Stated problem
Print the lines of the listing below verbatim from its first line through the line bearing "const BAND = (PLOT_R - PLOT_L) / ages.length;". Any pictures are to be omitted.

— start of Information shown —

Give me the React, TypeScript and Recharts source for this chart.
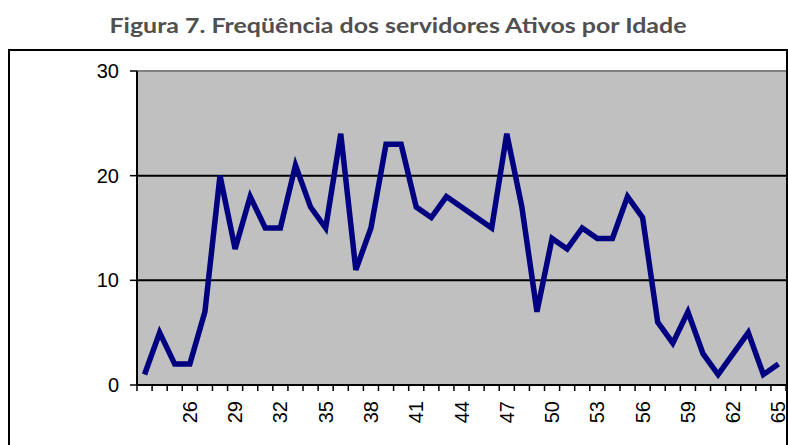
import React from "react";
import { LineChart, Line, XAxis, YAxis, CartesianGrid, ReferenceLine } from "recharts";

const title = "Figura 7. Freqüência dos servidores Ativos por Idade";
const ages = [23,24,25,26,27,28,29,30,31,32,33,34,35,36,37,38,39,40,41,42,43,44,45,46,47,48,49,50,51,52,53,54,55,56,57,58,59,60,61,62,63,64,65];
const counts = [1,5,2,2,7,20,13,18,15,15,21,17,15,24,11,15,23,23,17,16,18,17,16,15,24,17,7,14,13,15,14,14,18,16,6,4,7,3,1,3,5,1,2];
const labelAges = [26,29,32,35,38,41,44,47,50,53,56,59,62,65];
const yTicks = [0,10,20,30];

const data = ages.map((a, i) => ({ age: a, n: counts[i] }));

const W = 788;
const H = 445;
const PLOT_L = 137;
const PLOT_R = 786;
const PLOT_T = 71;
const PLOT_B = 385;
const BAND = (PLOT_R - PLOT_L) / ages.length;

const XTick = (props: any) => {
  const { x, y, payload, index } = props;
  const show = labelAges.includes(payload.value);
  const left = x - BAND / 2;
  return (
    <g>
      <line x1={left} x2={left} y1={y} y2={y + 6} stroke="#000" strokeWidth={1.5} />
      {index === ages.length - 1 ? (
        <line x1={x + BAND / 2} x2={x + BAND / 2} y1={y} y2={y + 6} stroke="#000" strokeWidth={1.5} />
      ) : null}
      {show ? (
        <text
          x={x}
          y={y + 16}
          transform={`rotate(-90 ${x} ${y + 16})`}
          textAnchor="end"
          dy="0.35em"
          fontFamily="Arial, 'Liberation Sans', sans-serif"
          fontSize={20}
          fill="#000"
        >
          {payload.value}
        </text>
      ) : null}
    </g>
  );
};

const YTick = (props: any) => {
  const { x, y, payload } = props;
  return (
    <g>
      <line x1={x - 7} x2={x} y1={y} y2={y} stroke="#000" strokeWidth={1.5} />
      <text
        x={x - 18}
        y={y}
        dy="0.35em"
        textAnchor="end"
        fontFamily="Arial, 'Liberation Sans', sans-serif"
        fontSize={20}
        fill="#000"
      >
        {payload.value}
      </text>
    </g>
  );
};

export default function App() {
  return (
    <div style={{ position: "absolute", left: 0, top: 0, width: W, height: H, background: "#fff", overflow: "hidden" }}>
      <svg width={W} height={50} style={{ position: "absolute", left: 0, top: 0 }}>
        <text
          x={398}
          y={33}
          textAnchor="middle"
          fontFamily="Lato, 'Open Sans', sans-serif"
          fontWeight="bold"
          fontSize={20}
          fill="#505050"
          textLength={577}
          lengthAdjust="spacingAndGlyphs"
        >
          {title}
        </text>
      </svg>
      <div
        style={{
          position: "absolute",
          left: 8,
          top: 49,
          width: 780,
          height: 460,
          border: "2px solid #000",
          boxSizing: "border-box",
        }}
      />
      <div style={{ position: "absolute", left: 0, top: 0 }}>
        <LineChart
          width={W}
          height={H}
          data={data}
          margin={{ top: PLOT_T, right: W - PLOT_R, bottom: 0, left: 0 }}
        >
          <CartesianGrid horizontal={false} vertical={false} fill="#C0C0C0" fillOpacity={1} />
          <XAxis
            dataKey="age"
            interval={0}
            tick={<XTick />}
            tickLine={false}
            tickSize={0}
            tickMargin={0}
            padding={{ left: BAND / 2, right: BAND / 2 }}
            axisLine={{ stroke: "#000", strokeWidth: 2 }}
            height={H - PLOT_B}
          />
          <YAxis
            domain={[0, 30]}
            ticks={yTicks}
            width={PLOT_L}
            tick={<YTick />}
            tickLine={false}
            tickSize={0}
            tickMargin={0}
            axisLine={{ stroke: "#000", strokeWidth: 2 }}
            interval={0}
          />
          <ReferenceLine y={30} stroke="#808080" strokeWidth={2} />
          <ReferenceLine y={10} stroke="#000" strokeWidth={2} />
          <ReferenceLine y={20} stroke="#000" strokeWidth={2} />
          <Line
            type="linear"
            dataKey="n"
            stroke="#000080"
            strokeWidth={5.5}
            dot={false}
            isAnimationActive={false}
          />
        </LineChart>
      </div>
    </div>
  );
}
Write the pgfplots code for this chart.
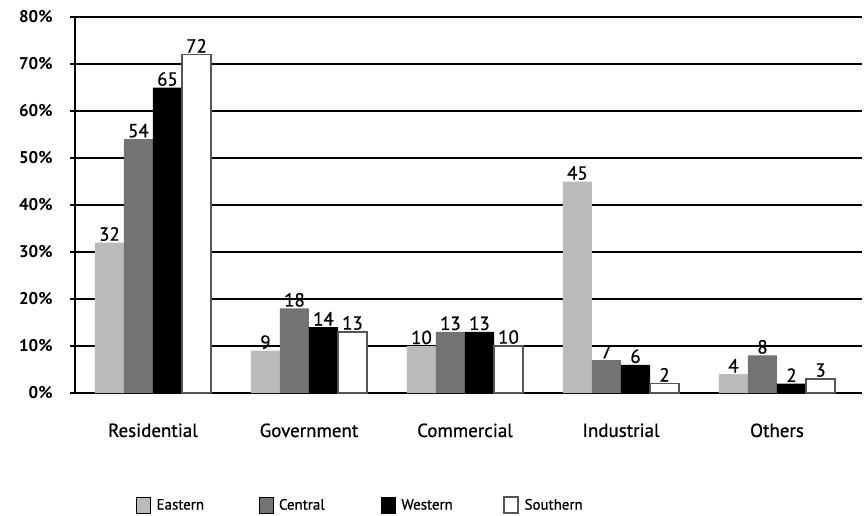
\documentclass[border=0pt]{standalone}
\usepackage{pgfplots}
\pgfplotsset{compat=1.18}
\usepackage{fontspec}
\setmainfont{PT Sans}
% a slightly heavier cut of the regular face for labels
\newfontfamily\medfont{PT Sans}[BoldFont={PT Sans}, BoldFeatures={FakeBold=0.7}]
\definecolor{eastern}{HTML}{BBBBBB}
\definecolor{central}{HTML}{737373}
\definecolor{southedge}{HTML}{555555}
\newcommand\legtext[1]{\makebox[94bp][l]{#1}}

\begin{document}
\begin{tikzpicture}
\begin{axis}[
  scale only axis,
  width=787bp, height=376bp,
  xmin=-0.5, xmax=4.545,
  ymin=0, ymax=80,
  /pgf/number format/assume math mode=true,
  axis lines=left,
  axis line style={line width=2.6bp, -},
  ytick={0,10,...,80},
  yticklabel={\pgfmathprintnumber{\tick}\%},
  yticklabel style={font=\fontsize{17}{17}\selectfont\bfseries, xshift=-14bp},
  ymajorgrids,
  major grid style={black, line width=1.4bp},
  xtick={0,1,2,3,4},
  xticklabels={Residential, Government, Commercial, Industrial, Others},
  xticklabel style={font=\fontsize{19}{19}\selectfont\medfont\bfseries, yshift=-22bp},
  major x tick style={draw=none},
  extra x ticks={-0.5,0.5,1.5,2.5,3.5},
  extra x tick labels={},
  extra x tick style={major tick length=12bp, tick style={black, line width=2.2bp, draw=black}},
  tick align=outside,
  major tick length=5bp,
  tick style={black, line width=2.2bp},
  ybar=0pt,
  bar width=0.186,
  nodes near coords,
  every node near coord/.append style={font=\fontsize{19}{19}\selectfont\medfont\bfseries, black, inner sep=1.5bp},
  legend columns=4,
  legend style={draw=none, inner sep=0pt, at={(0.0775,-0.298)}, anchor=west,
    font=\fontsize{15}{15}\selectfont\medfont\bfseries,
    /tikz/every even column/.append style={column sep=8bp},
    /tikz/every odd column/.append style={column sep=6bp},
    nodes={inner xsep=0pt, inner ysep=2bp}},
  legend image code/.code={\draw[#1] (0bp,-8bp) rectangle (14bp,8bp);},
  clip=false,
]
\addplot[bar shift=-0.279, fill=eastern, draw=none]
  coordinates {(0,32) (1,9) (2,10) (3,45) (4,4)};
\addlegendentry{\legtext{Eastern}}
\addplot[bar shift=-0.093, fill=central, draw=none]
  coordinates {(0,54) (1,18) (2,13) (3,7) (4,8)};
\addlegendentry{\legtext{Central}}
\addplot[bar shift=0.093, fill=black, draw=none]
  coordinates {(0,65) (1,14) (2,13) (3,6) (4,2)};
\addlegendentry{\legtext{Western}}
\addplot[bar shift=0.279, fill=white, draw=southedge, line width=1.2bp]
  coordinates {(0,72) (1,13) (2,10) (3,2) (4,3)};
\addlegendentry{Southern}
\end{axis}
\path (current axis.south west) ++(-75bp,-123bp) rectangle ++(865bp,516bp);
\end{tikzpicture}
\end{document}
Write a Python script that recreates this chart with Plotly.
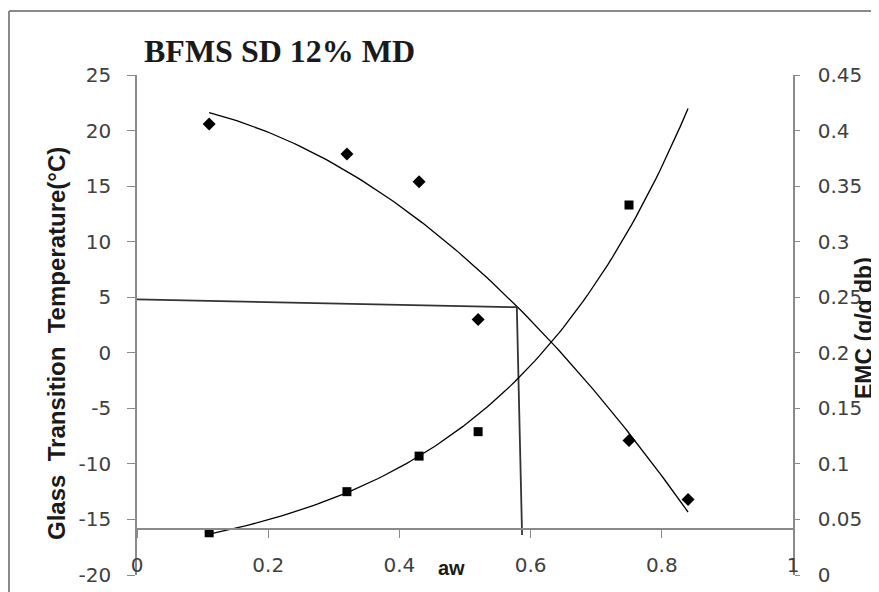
import numpy as np
import plotly.graph_objects as go

# ---- data ----
aw_tg = [0.11, 0.32, 0.43, 0.52, 0.75, 0.84]
tg_values = [20.6, 17.9, 15.4, 3.0, -7.9, -13.2]

aw_emc = [0.11, 0.32, 0.43, 0.52, 0.75]
emc_values = [0.038, 0.075, 0.107, 0.129, 0.333]

# guide lines drawn on the chart (aw, Tg)
guide_aw = [0.0, 0.579, 0.587]
guide_tg = [4.8, 4.1, -16.4]

x_tick_vals = [0, 0.2, 0.4, 0.6, 0.8, 1]
x_tick_text = ["0", "0.2", "0.4", "0.6", "0.8", "1"]
yl_tick_vals = [-20, -15, -10, -5, 0, 5, 10, 15, 20, 25]
yl_tick_text = ["-20", "-15", "-10", "-5", "0", "5", "10", "15", "20", "25"]
yr_tick_vals = [0, 0.05, 0.1, 0.15, 0.2, 0.25, 0.3, 0.35, 0.4, 0.45]
yr_tick_text = ["0", "0.05", "0.1", "0.15", "0.2", "0.25", "0.3", "0.35", "0.4", "0.45"]

# ---- trendlines (Excel-style fits of the data) ----
x_fit = np.linspace(min(aw_tg), max(aw_tg), 120)
tg_coef = np.polyfit(aw_tg, tg_values, 2)
tg_fit = np.polyval(tg_coef, x_fit)
k, lnA = np.polyfit(aw_emc, np.log(emc_values), 1)
emc_fit = np.exp(lnA + k * x_fit)

# page has an 8px body margin: work in screen pixels, convert to figure
OFF = 8
W, H = 871, 584
L, R, T, B = 137 - OFF, 793 - OFF, 75 - OFF, 575 - OFF
def px_x(p):
    return (p - OFF - L) / (R - L)
def px_y(p):
    return (B - (p - OFF)) / (B - T)

tick_font = dict(family="DejaVu Sans", size=20, color="#404040")
axis_col = "#8a8a8a"

fig = go.Figure()
fig.add_trace(go.Scatter(x=x_fit, y=tg_fit, mode="lines",
                         line=dict(color="black", width=1.3), yaxis="y", showlegend=False))
fig.add_trace(go.Scatter(x=x_fit, y=emc_fit, mode="lines",
                         line=dict(color="black", width=1.3), yaxis="y2", showlegend=False))
fig.add_trace(go.Scatter(x=guide_aw, y=guide_tg, mode="lines",
                         line=dict(color="#333333", width=1.8), yaxis="y", showlegend=False))
fig.add_trace(go.Scatter(x=aw_tg, y=tg_values, mode="markers",
                         marker=dict(symbol="diamond", size=10, color="black"),
                         yaxis="y", showlegend=False))
fig.add_trace(go.Scatter(x=aw_emc, y=emc_values, mode="markers",
                         marker=dict(symbol="square", size=9, color="black"),
                         yaxis="y2", showlegend=False))

border = dict(color="#8a8a8a", width=2)
fig.update_layout(
    width=W, height=H,
    margin=dict(l=L, r=W - R, t=T, b=H - B, autoexpand=False),
    paper_bgcolor="white", plot_bgcolor="white",
    showlegend=False,
    xaxis=dict(range=[0, 1], anchor="free", position=px_y(529), automargin=False,
               tickvals=x_tick_vals, ticktext=x_tick_text,
               showline=True, linecolor=axis_col, linewidth=1.5,
               ticks="outside", ticklen=8, tickcolor=axis_col, tickwidth=1,
               ticklabelstandoff=10, tickfont=tick_font,
               showgrid=False, zeroline=False),
    yaxis=dict(range=[-20, 25], tickvals=yl_tick_vals, ticktext=yl_tick_text,
               automargin=False,
               showline=True, linecolor=axis_col, linewidth=1.5,
               ticks="outside", ticklen=8, tickcolor=axis_col,
               ticklabelstandoff=12, tickfont=tick_font,
               showgrid=False, zeroline=False),
    yaxis2=dict(range=[0, 0.45], overlaying="y", side="right", anchor="x",
                automargin=False,
                tickvals=yr_tick_vals, ticktext=yr_tick_text,
                showline=True, linecolor=axis_col, linewidth=1.5,
                ticks="outside", ticklen=5, tickcolor=axis_col,
                ticklabelstandoff=14, tickfont=tick_font,
                showgrid=False, zeroline=False),
    shapes=[
        dict(type="line", xref="paper", yref="paper",
             x0=px_x(9), x1=px_x(879), y0=px_y(11), y1=px_y(11), line=border, layer="below"),
        dict(type="line", xref="paper", yref="paper",
             x0=px_x(9), x1=px_x(9), y0=px_y(11), y1=px_y(592), line=border, layer="below"),
    ],
    annotations=[
        dict(text="<b>BFMS SD 12% MD</b>", xref="paper", yref="paper",
             x=px_x(142), y=px_y(51), xanchor="left", yanchor="middle",
             showarrow=False, font=dict(family="Liberation Serif", size=32, color="#1a1a1a")),
        dict(text="<b>Glass\u00a0\u00a0Transition\u00a0\u00a0Temperature(°C)</b>", xref="paper", yref="paper",
             x=px_x(56), y=px_y(344), xanchor="center", yanchor="middle", textangle=-90,
             showarrow=False, font=dict(family="Liberation Sans", size=24, color="#1a1a1a")),
        dict(text="<b>EMC (g/g db)</b>", xref="paper", yref="paper",
             x=px_x(864), y=px_y(328), xanchor="center", yanchor="middle", textangle=-90,
             showarrow=False, font=dict(family="Liberation Sans", size=23, color="#1a1a1a")),
        dict(text="<b>aw</b>", xref="paper", yref="paper",
             x=px_x(451), y=px_y(568), xanchor="center", yanchor="middle",
             showarrow=False, font=dict(family="Liberation Sans", size=20, color="#1a1a1a")),
    ],
)

fig.write_html("out.html")
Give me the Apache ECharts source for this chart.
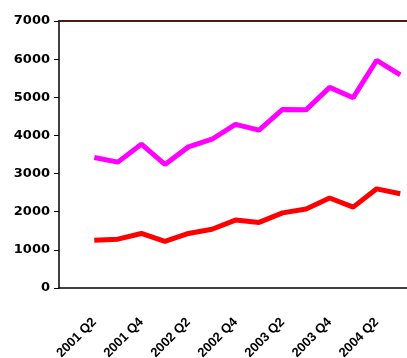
<!DOCTYPE html>
<html>
<head>
<meta charset="utf-8">
<script src="https://cdn.jsdelivr.net/npm/echarts@6/dist/echarts.min.js"></script>
<style>
  html, body { margin: 0; padding: 0; background: #fff; }
  #chart { width: 407px; height: 358px; }
</style>
</head>
<body>
<div id="chart"></div>
<script>
const quarters = ['2001 Q1', '2001 Q2', '2001 Q3', '2001 Q4', '2002 Q1', '2002 Q2', '2002 Q3', '2002 Q4',
    '2003 Q1', '2003 Q2', '2003 Q3', '2003 Q4', '2004 Q1', '2004 Q2', '2004 Q3'];
const upperValues = [null, 3420, 3300, 3770, 3240, 3700, 3900, 4290, 4140, 4680, 4670, 5260, 4990, 5970, 5590];
const lowerValues = [null, 1250, 1280, 1430, 1220, 1430, 1540, 1780, 1720, 1970, 2070, 2360, 2120, 2600, 2470];
const yTicks = { min: 0, max: 7000, interval: 1000 };

let chart = echarts.init(document.getElementById('chart'));

let option = {
    animation: false,
    grid: { left: 59, right: -5, top: 21, bottom: 70, containLabel: false, outerBoundsMode: 'none' },
    xAxis: [
        {
            type: 'category',
            data: quarters,
            boundaryGap: true,
            axisLine: { lineStyle: { color: '#000', width: 1.5 } },
            axisTick: { interval: 0, length: 5, lineStyle: { color: '#000' } },
            axisLabel: {
                interval: (i) => i % 2 === 1,
                rotate: 45,
                margin: 32,
                color: '#000',
                fontFamily: 'Liberation Sans',
                fontWeight: 'bold',
                fontSize: 13
            }
        },
        {
            type: 'category',
            position: 'top',
            data: quarters,
            axisLine: { lineStyle: { color: '#4d1a1a', width: 2 } },
            axisTick: { show: false },
            axisLabel: { show: false }
        }
    ],
    yAxis: {
        type: 'value',
        min: yTicks.min,
        max: yTicks.max,
        interval: yTicks.interval,
        axisLine: { show: true, lineStyle: { color: '#000', width: 1.5 } },
        axisTick: { show: true, length: 5, lineStyle: { color: '#000' } },
        splitLine: { show: false },
        axisLabel: {
            margin: 9,
            color: '#000',
            formatter: (v) => String(v),
            fontFamily: 'DejaVu Sans',
            fontWeight: 'bold',
            fontSize: 13
        }
    },
    series: [
        {
            type: 'line',
            data: upperValues,
            symbol: 'none',
            lineStyle: { color: '#ff00ff', width: 5 },
            itemStyle: { color: '#ff00ff' }
        },
        {
            type: 'line',
            data: lowerValues,
            symbol: 'none',
            lineStyle: { color: '#ff0000', width: 5 },
            itemStyle: { color: '#ff0000' }
        }
    ]
};

option && chart.setOption(option);
</script>
</body>
</html>
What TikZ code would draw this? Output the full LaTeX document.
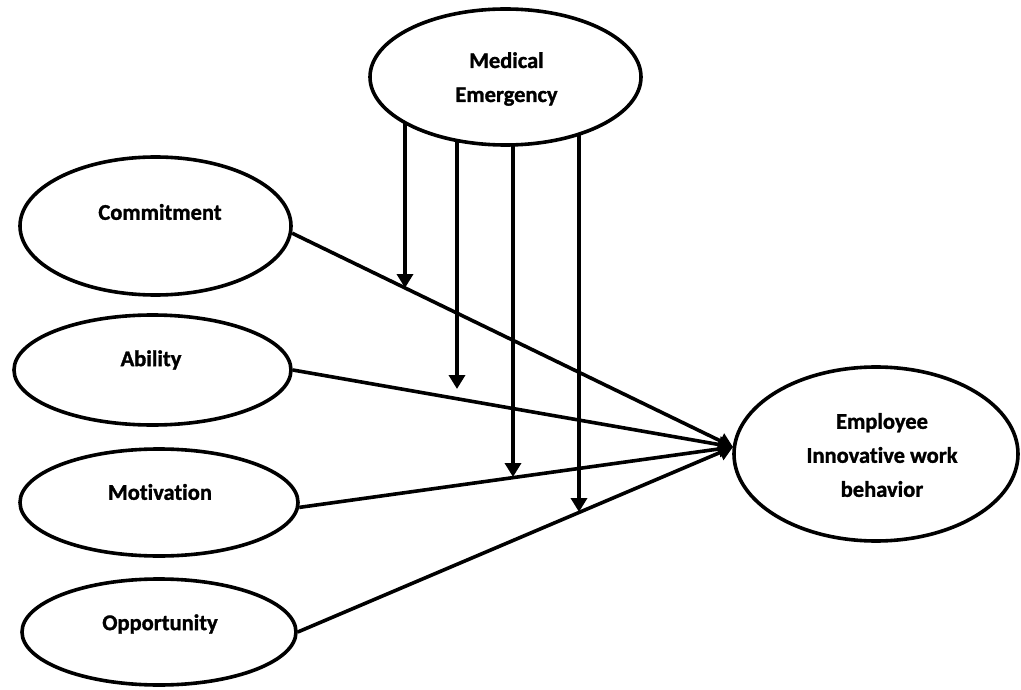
\documentclass[tikz,border=0pt]{standalone}
\usepackage{fontspec}
\setmainfont{Carlito}[Ligatures={NoCommon},BoldFeatures={FakeBold=1.3}]
\usetikzlibrary{arrows.meta,shapes.geometric,backgrounds}
\begin{document}
\begin{tikzpicture}[x=1pt,y=-1pt,
  ell/.style={draw,ellipse,line width=3.6pt,fill=white,inner sep=0pt},
  lbl/.style={font=\fontsize{22.5}{34}\selectfont\bfseries,align=center,inner sep=0pt},
  arr/.style={line width=3.6pt,-{Triangle[width=16pt,length=14pt]}}]
\useasboundingbox (0,0) rectangle (1021,690);
% ellipses
\node[ell,minimum width=271pt,minimum height=136pt] (me) at (505.5,77) {};
\node[ell,minimum width=271pt,minimum height=138pt] (com) at (155.5,226) {};
\node[ell,minimum width=277pt,minimum height=110pt] (abi) at (152.5,370) {};
\node[ell,minimum width=278pt,minimum height=107pt] (mot) at (159,502.5) {};
\node[ell,minimum width=274pt,minimum height=106pt] (opp) at (159,632) {};
\node[ell,minimum width=284pt,minimum height=174pt] (emp) at (876,454) {};
% labels
\node[lbl] (meT) at (506.5,79) {Medical\\Emergency};
\node[lbl] (comT) at (160,212) {Commitment};
\node[lbl] (abiT) at (151,360) {Ability};
\node[lbl] (motT) at (160,492) {Motivation};
\node[lbl] (oppT) at (160,624) {Opportunity};
\node[lbl] (empT) at (882,455) {Employee\\Innovative work\\behavior};
% targets
\coordinate (tip) at (733,447);
\coordinate (t1) at (405,288);
\coordinate (t2) at (457,389);
\coordinate (t3) at (513,477);
\coordinate (t4) at (579,512);
% paths to outcome
\draw[arr] (com.-3) -- (tip);
\draw[arr] (abi.east) -- (tip);
\draw[arr] (mot.-2) -- (tip);
\draw[arr] (opp.east) -- (tip);
% moderator arrows
\begin{scope}[on background layer]
\draw[arr] (me.center -| t1) -- (t1);
\draw[arr] (me.center -| t2) -- (t2);
\draw[arr] (me.center -| t3) -- (t3);
\draw[arr] (me.center -| t4) -- (t4);
\end{scope}
\end{tikzpicture}
\end{document}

— end of Information shown —

Solution to the exercise
Give me the React, TypeScript and Recharts source for this chart.
import React from "react";
import { LineChart, Line, XAxis, YAxis, CartesianGrid, ReferenceLine } from "recharts";

const title = "Figura 7. Freqüência dos servidores Ativos por Idade";
const ages = [23,24,25,26,27,28,29,30,31,32,33,34,35,36,37,38,39,40,41,42,43,44,45,46,47,48,49,50,51,52,53,54,55,56,57,58,59,60,61,62,63,64,65];
const counts = [1,5,2,2,7,20,13,18,15,15,21,17,15,24,11,15,23,23,17,16,18,17,16,15,24,17,7,14,13,15,14,14,18,16,6,4,7,3,1,3,5,1,2];
const labelAges = [26,29,32,35,38,41,44,47,50,53,56,59,62,65];
const yTicks = [0,10,20,30];

const data = ages.map((a, i) => ({ age: a, n: counts[i] }));

const W = 788;
const H = 445;
const PLOT_L = 137;
const PLOT_R = 786;
const PLOT_T = 71;
const PLOT_B = 385;
const BAND = (PLOT_R - PLOT_L) / ages.length;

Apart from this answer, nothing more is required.